Friday, Apr. 14, 1961

Pacifism by the Numbers

Somewhere in the States they've got a button painted red,

If anybody sits on it, we'll all of us be dead.

--C.N.D. Marching Song

The annual rite of spring in Britain is fast becoming the Aldermaston march. For the fourth Easter in a row, thousands of Britons turned out to hike 54 miles from the site of Britain's nuclear weapons research headquarters to rally in London's Trafalgar Square, though many cut in only for the last few miles. Parents pushing baby carriages, barefoot teenagers, businessmen and clergymen, there were more marchers than ever before--some 14,000--and this year another batch began its assault on London from another direction, outside the gates at Wethersfield, site of a U.S. Air Force base. In kilts and quilts, tights and jeans, marching to bagpipes and jazz, they ranged from beatniks to such U-types as socialite Penelope Gilliatt, Sunday Observer film critic and wife of Antony Armstrong-Jones's best man and five Eton schoolboys carrying a suitably supercilious banner: "Even Eton Says Ban the Bomb." The common purpose of all the marchers: to make publicity for the unilateral nuclear disarmament of Britain and an end to NATO bases on British soil.

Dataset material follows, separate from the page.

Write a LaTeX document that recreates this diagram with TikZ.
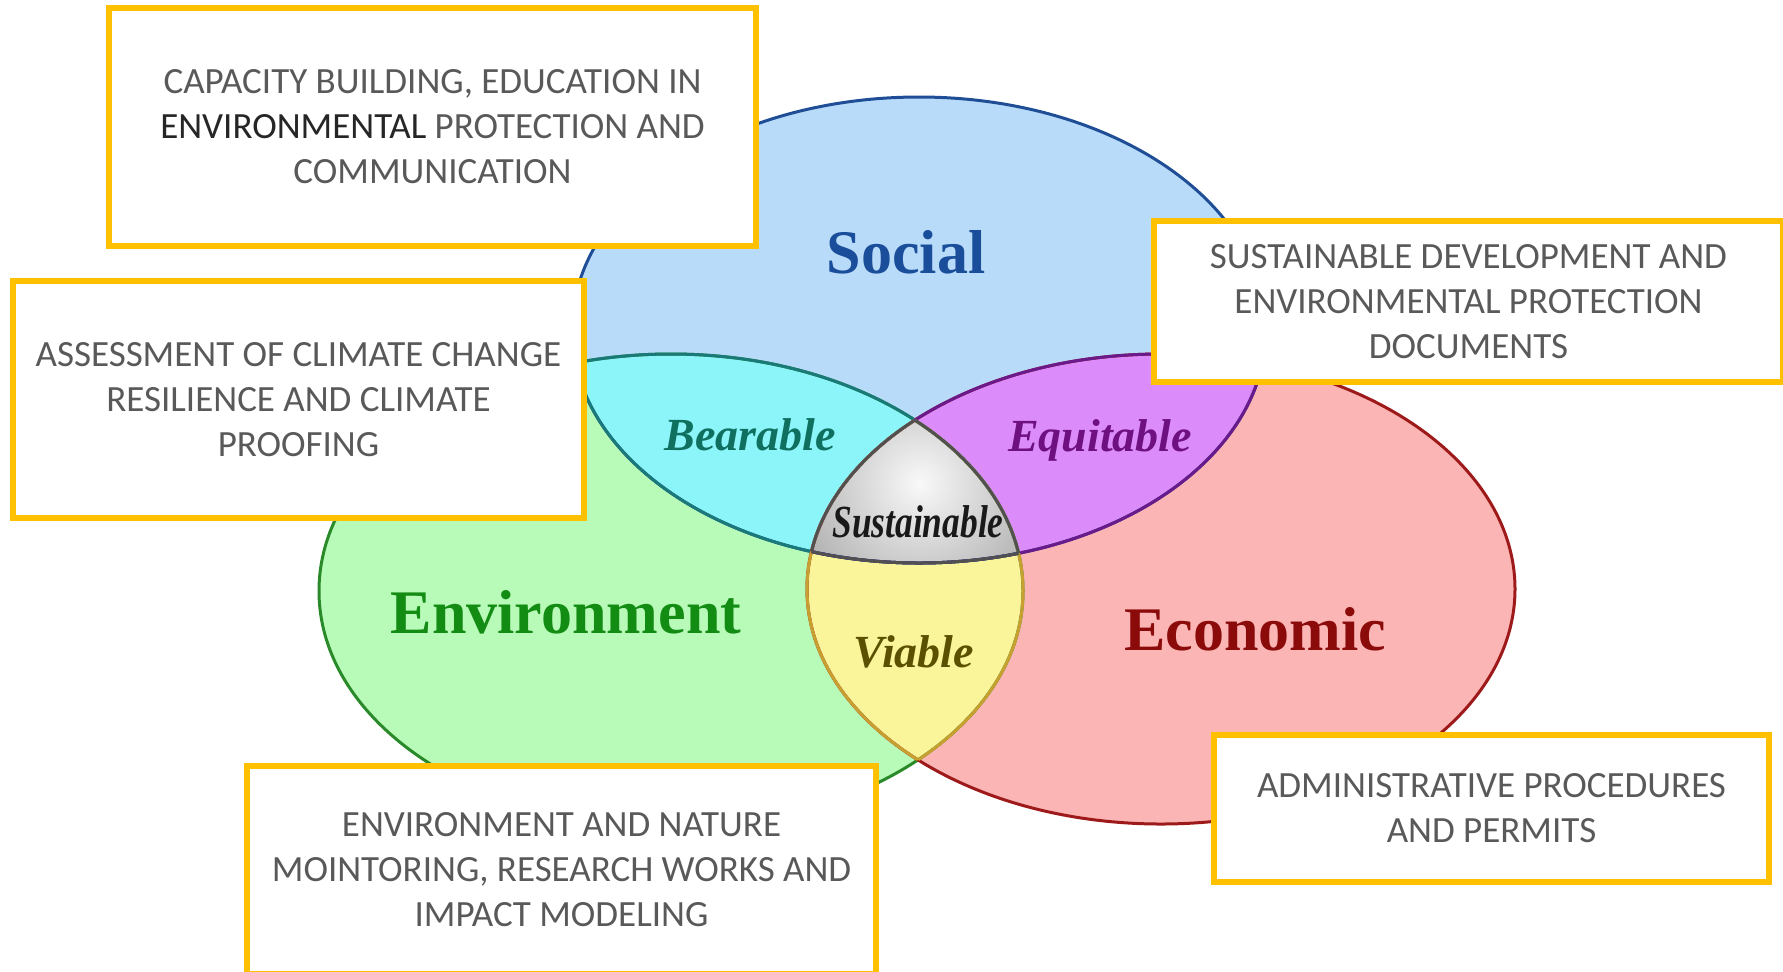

The Campaign for Nuclear Disarmament made militarylike preparations for the pacifist pilgrimage. Marchers got nine pages of advance instructions (e.g., "Don't bring very young children or dogs," "Don't wear anything that will distract the attention of the would from our great issues"). Delegations from towns and foreign countries were issued varicolored identifying arm bands. Trucks carried baggage. An ambulance corps was on hand to minister to blisters on the fourday hike. Mobile canteens provided tea and cakes at cost. Overnight the demonstrators slept in rented schoolrooms, man and maid often bedded down side by side on bare floors.

The Damp Crocodile. Rain was falling as the marchers entered London, and the Daily Telegraph's Peter Simple acidly described the march as "a damp crocodile, four-fifths of them teen-agers living on sausages, posing for photographs." But many were sincere pacifists and idealists. Inevitably, too,,some Communists joined the march, and Moscow and Peking radios gave the demonstrations a big play as symbolizing British sentiment.

Other samplers of British opinion guess that only some 8-10% of Britons are fundamentally unilateralist, and warn against misjudging even the temper of those who march as Hitler once misjudged the fighting temper of British youth. They recall that only seven years after students in the Oxford Union overwhelmingly voted in 1933 that they would never fight for king and country, many were dying in the Battle of Britain. Some articulate Britons guide C.N.D. Among them: Angry Old Philosopher Bertrand Russell, 88; fiery Socialist M.P. Michael Foot; Transport and General Workers' Union Boss Frank Cousins; and C.N.D. Chairman Canon Lewis John Collins, 56, the politicking precentor of St. Paul's who has proclaimed as the C.N.D.'s goal "converting the Labor Party effectively and then seeing to it that it gets into power with a non-nuclear foreign and defense policy."

The New Blimps. The C.N.D. has not so much converted the Labor Party as splintered it. At the party's annual conference in Scarborough last fall, led by Cousins' huge union (1,224,000 members) bloc vote, the unions' delegates rammed through a unilateral disarmament resolution. Labor Party Leader Hugh Gaitskell refused to be bound by the resolution.

Some ban-the-bombers hope that by giving up the bomb, Britain would be spared in case of war. Others argue that even surrender is preferable to extinction ("I would rather be Red than dead"). The Manchester Guardian's David Marquand has called the ban-the-bombers "the new blimps." "The nationalism of Aldermaston," wrote Marquand, "is uncannily like that of Colonel Blimp. One of the main unilateralist arguments is that if Britain ceased to rely on nuclear weapons, other countries would be obliged to follow suit. That argument could only take root in a country which has not yet realized it is no longer a great power, and has forgotten that moral influence is a euphemism for power not actually used."